Fare Thee Well, John Perry Barlow

By dwhly | 8 February, 2018

My good friend John Perry Barlow passed yesterday.

John Perry, together with Gerry Percy, was Hypothesis’ founding (and till yesterday, active) board member. From the very beginning, he understood and believed in what we were trying to do, at a time when essentially no one else did. I loved him dearly, as did so many others, and I am forever grateful for the gift of his being that he so generously gave. I can only hope that we were able to return some small part of that favor to him in return.

Though I was first introduced as a college freshman to his voice in the dozens of lyrics he penned for the Grateful Dead, I first met Barlow (as he was affectionately known) in his bungalow perch in Mill Valley in 2010, with my good friend Rod Mann who also passed this last year. We recorded a brief interview with him, never released, but in it the questions we explored about what the internet could be at its best served as the basis for Hypothesis, and the crisp answers that John Perry gave provided a glimpse of his remarkable intellect. If one were going to pick an ideal guide and trusted ally for such an endeavor you’d be hard pressed to find better.

I was more than a bit surprised that he accepted the request to join the board — an offer which sensible people usually refuse. His support, guidance and insights but most importantly his friendship and his affection over these last seven years have been steadfast and indispensable.

Many will write stories and biographies of John Perry Barlow, and do a much better job than I in capturing what must be one of the most truly iconic lives in American history– but a simple list of his pursuits is worth repeating if for no other reason than the pleasure of stringing together so many unusual things in one sentence.

He was a cattle rancher, a poet, a rogue, a lover, a lyricist for the Dead, the author of the Declaration of Independence of Cyberspace, the founder of the Electronic Frontier Foundation, a cofounder of Algae Systems (one of the more interesting twists in his later life) and strange as it might seem to characterize him this way in these present times, both a treasure to the world and a true American at the same time.

Never in my life have I ever met someone that could capture extemporaneously and in so few words the essence of any given subject— even those about which he knew little. John Perry was the super power you always wanted with the incisive insight, the one line encapsulation and the wittiest of come-backs.

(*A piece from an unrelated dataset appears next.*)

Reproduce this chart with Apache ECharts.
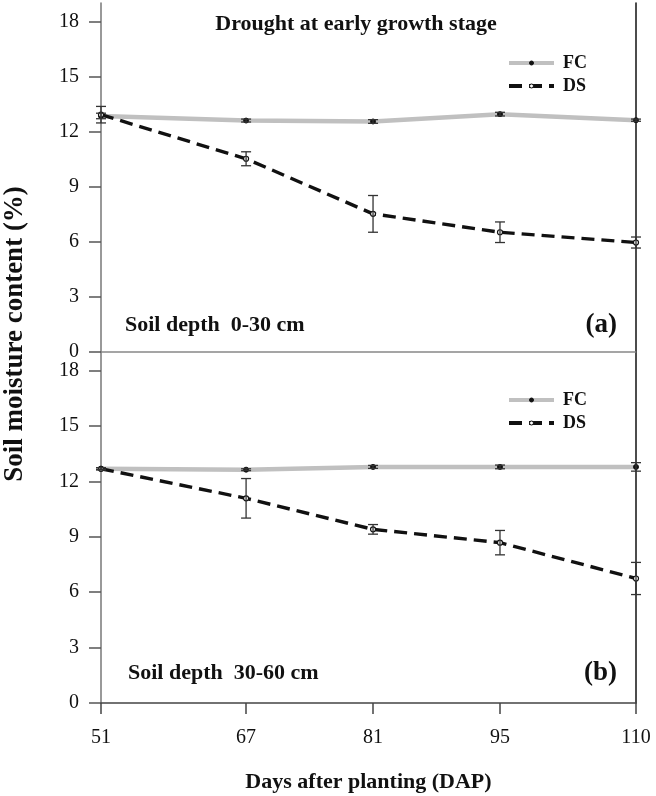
<!DOCTYPE html>
<html>
<head>
<meta charset="utf-8">
<script src="https://cdn.jsdelivr.net/npm/echarts@6/dist/echarts.min.js"></script>
<style>
    html, body { margin: 0; padding: 0; background: #fff; }
    #soilChart { width: 656px; height: 796px; }
</style>
</head>
<body>
<div id="soilChart"></div>
<script>
// days after planting (x positions are the real day values)
var dapList = [51, 67, 81, 95, 110];
var yTicks = [0, 3, 6, 9, 12, 15, 18];

// (a) soil depth 0-30 cm
var fcTop = [12.85, 12.6, 12.55, 12.95, 12.62];
var fcTopErr = [0.15, 0.08, 0.1, 0.1, 0.06];
var dsTop = [12.92, 10.52, 7.52, 6.52, 5.96];
var dsTopErr = [0.45, 0.38, 1.0, 0.56, 0.3];

// (b) soil depth 30-60 cm
var fcBottom = [12.68, 12.63, 12.78, 12.78, 12.78];
var fcBottomErr = [0.06, 0.05, 0.08, 0.1, 0.23];
var dsBottom = [12.68, 11.08, 9.4, 8.68, 6.74];
var dsBottomErr = [0.05, 1.07, 0.26, 0.66, 0.87];

var serifFont = "'Times New Roman', 'Liberation Serif', serif";

function pairs(values) {
    return dapList.map(function (d, i) { return [d, values[i]]; });
}
function errPairs(values, errs) {
    return dapList.map(function (d, i) { return [d, values[i] - errs[i], values[i] + errs[i]]; });
}

function renderErrorBar(params, api) {
    var x = api.value(0);
    var lo = api.coord([x, api.value(1)]);
    var hi = api.coord([x, api.value(2)]);
    var half = 5;
    var style = { stroke: '#333', lineWidth: 1.3 };
    return {
        type: 'group',
        children: [
            { type: 'line', shape: { x1: lo[0], y1: lo[1], x2: hi[0], y2: hi[1] }, style: style },
            { type: 'line', shape: { x1: lo[0] - half, y1: lo[1], x2: lo[0] + half, y2: lo[1] }, style: style },
            { type: 'line', shape: { x1: hi[0] - half, y1: hi[1], x2: hi[0] + half, y2: hi[1] }, style: style }
        ]
    };
}

function xAxisFor(gridIndex, bottom) {
    return {
        type: 'value',
        gridIndex: gridIndex,
        min: 51,
        max: 110,
        axisLine: { show: true, onZero: false, lineStyle: { color: bottom ? '#444' : '#888', width: 1.5 } },
        axisTick: { show: bottom, length: 11, customValues: dapList, lineStyle: { color: '#444', width: 1.5 } },
        axisLabel: {
            show: bottom, customValues: dapList, margin: 25,
            color: '#111', fontSize: 20, fontFamily: serifFont
        },
        splitLine: { show: false },
        name: bottom ? 'Days after planting (DAP)' : '',
        nameLocation: 'middle',
        nameGap: 68,
        nameTextStyle: { fontSize: 22, fontWeight: 'bold', color: '#111', fontFamily: serifFont }
    };
}

function yAxisFor(gridIndex) {
    return {
        type: 'value',
        gridIndex: gridIndex,
        min: 0,
        max: 19,
        axisLine: { show: true, lineStyle: { color: '#777', width: 1.5 } },
        axisTick: { show: true, length: 12, customValues: yTicks, lineStyle: { color: '#555', width: 1.5 } },
        axisLabel: { customValues: yTicks, margin: 22, color: '#111', fontSize: 20, fontFamily: serifFont },
        splitLine: { show: false }
    };
}

function rightFrame(gridIndex) {
    return {
        type: 'value',
        gridIndex: gridIndex,
        position: 'right',
        min: 0,
        max: 19,
        axisLine: { show: true, lineStyle: { color: '#111', width: 1.5 } },
        axisTick: { show: false },
        axisLabel: { show: false },
        splitLine: { show: false }
    };
}

function lineSeries(name, values, idx) {
    var fc = name === 'FC';
    return {
        name: name,
        type: 'line',
        xAxisIndex: idx,
        yAxisIndex: idx * 2,
        data: pairs(values),
        clip: false,
        symbol: 'circle',
        symbolSize: 5,
        z: fc ? 3 : 4,
        lineStyle: fc
            ? { color: '#c0c0c0', width: 4.5 }
            : { color: '#111', width: 3.4, type: [13, 7] },
        itemStyle: fc
            ? { color: '#111', borderColor: '#111', borderWidth: 1 }
            : { color: '#fff', borderColor: '#111', borderWidth: 1.2 },
        animation: false
    };
}

function errSeries(values, errs, idx) {
    return {
        type: 'custom',
        xAxisIndex: idx,
        yAxisIndex: idx * 2,
        data: errPairs(values, errs),
        renderItem: renderErrorBar,
        clip: false,
        z: 5,
        animation: false,
        silent: true
    };
}

function legendFor(top) {
    return {
        data: ['FC', 'DS'],
        orient: 'vertical',
        left: 502,
        top: top,
        itemWidth: 45,
        itemHeight: 5,
        itemGap: 5,
        lineStyle: { width: 4 },
        itemStyle: { borderWidth: 1 },
        textStyle: { fontSize: 18, fontWeight: 'bold', color: '#111', fontFamily: serifFont, padding: [0, 0, 0, 4] },
        selectedMode: false
    };
}

var chart = echarts.init(document.getElementById('soilChart'));
var option = {
    backgroundColor: '#fff',
    animation: false,
    grid: [
        { left: 101, right: 20, top: 3, height: 349 },
        { left: 101, right: 20, top: 352, height: 351 }
    ],
    legend: [legendFor(49), legendFor(386)],
    xAxis: [xAxisFor(0, false), xAxisFor(1, true)],
    yAxis: [yAxisFor(0), rightFrame(0), yAxisFor(1), rightFrame(1)],
    graphic: [
        { type: 'text', x: 356, y: 24, style: { text: 'Drought at early growth stage', font: 'bold 22px ' + serifFont, fill: '#111', textAlign: 'center', textVerticalAlign: 'middle' } },
        { type: 'text', x: 125, y: 325, style: { text: 'Soil depth  0-30 cm', font: 'bold 22px ' + serifFont, fill: '#111', textAlign: 'left', textVerticalAlign: 'middle' } },
        { type: 'text', x: 128, y: 673, style: { text: 'Soil depth  30-60 cm', font: 'bold 22px ' + serifFont, fill: '#111', textAlign: 'left', textVerticalAlign: 'middle' } },
        { type: 'text', x: 617, y: 325, style: { text: '(a)', font: 'bold 27px ' + serifFont, fill: '#111', textAlign: 'right', textVerticalAlign: 'middle' } },
        { type: 'text', x: 617, y: 673, style: { text: '(b)', font: 'bold 27px ' + serifFont, fill: '#111', textAlign: 'right', textVerticalAlign: 'middle' } },
        { type: 'text', x: 15, y: 334, rotation: Math.PI / 2, style: { text: 'Soil moisture content (%)', font: 'bold 27px ' + serifFont, fill: '#111', textAlign: 'center', textVerticalAlign: 'middle' } }
    ],
    series: [
        lineSeries('FC', fcTop, 0),
        lineSeries('DS', dsTop, 0),
        errSeries(fcTop, fcTopErr, 0),
        errSeries(dsTop, dsTopErr, 0),
        lineSeries('FC', fcBottom, 1),
        lineSeries('DS', dsBottom, 1),
        errSeries(fcBottom, fcBottomErr, 1),
        errSeries(dsBottom, dsBottomErr, 1)
    ]
};
chart.setOption(option);
</script>
</body>
</html>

As was pedestrian for him, he immediately grasped what Hypothesis was about, and succinctly conveyed it in a keynote presentation at I Annotate in 2013.

 

“My dream is that we will create a time in which anybody anywhere can know as much as they are intellectually capable of assimilating about any subject as is presently known to all of humanity. That some kid in Mali can know as about some particular intricacy of proteonomics as he is capable of learning, because the information will be available to him.”

For him, this was intimately intertwined with his larger vision for the web. In 1996 he drafted the Declaration of Independence for Cyberspace during a spare moment at the World Economic Forum in Davos. I heard him on more than one occasion dismiss its importance as something he “came up with in a half an hour after several cocktails”, but that only serves as proof of how with one hand tied behind his back he was still worth ten of the rest of us.

“Governments of the Industrial World, you weary giants of flesh and steel, I come from Cyberspace, the new home of Mind. On behalf of the future, I ask you of the past to leave us alone. You are not welcome among us. You have no sovereignty where we gather.”

It’s hard to convey just how important Barlow was to the human story of how our cyberspace has unfolded. But if there was one moment that summed it up for me, it was during the W3C’s 2014 TPAC meeting, which was taking place in Santa Clara California, at a time when John was living in Palo Alto. I called him up and said he ought to come over if he was free. About an hour later he walked into the packed auditorium, strode right up to the stage and was directly and simultaneously hugged by Vint Cerf (TCP/IP co-inventor) and Tim Berners-Lee (inventor of the World Wide Web). I snapped a picture and it remains one of my favorites.

More recently, Barlow got crossed up with a nasty staph infection, and between painful surgeries and hospital stays, convalesced at Toad Hall, the San Francisco home of EFF and Sun Microsystems co-founder John Gilmore. Last month I dropped in to see how he was doing and he asked whether I could sneak out and buy him a couple rib-eye steaks and a four-pack of Red Bull. When I returned he promptly pulled a cutting board out, chopped up the fresh cuts, a raw onion, added some capers and shoveled the lot into a bowl and began to eat.

When I inquired about the strange concoction he said “Steak Tartare!” with a big grin, and pulled from his bottomless reserve of anecdotes. “I once ordered this at a restaurant back home in Wyoming and the rancher at the table next to me said ‘I’ve got cattle that are more dead than that thing on your plate.'”

Goodbye my friend. Till we meet again.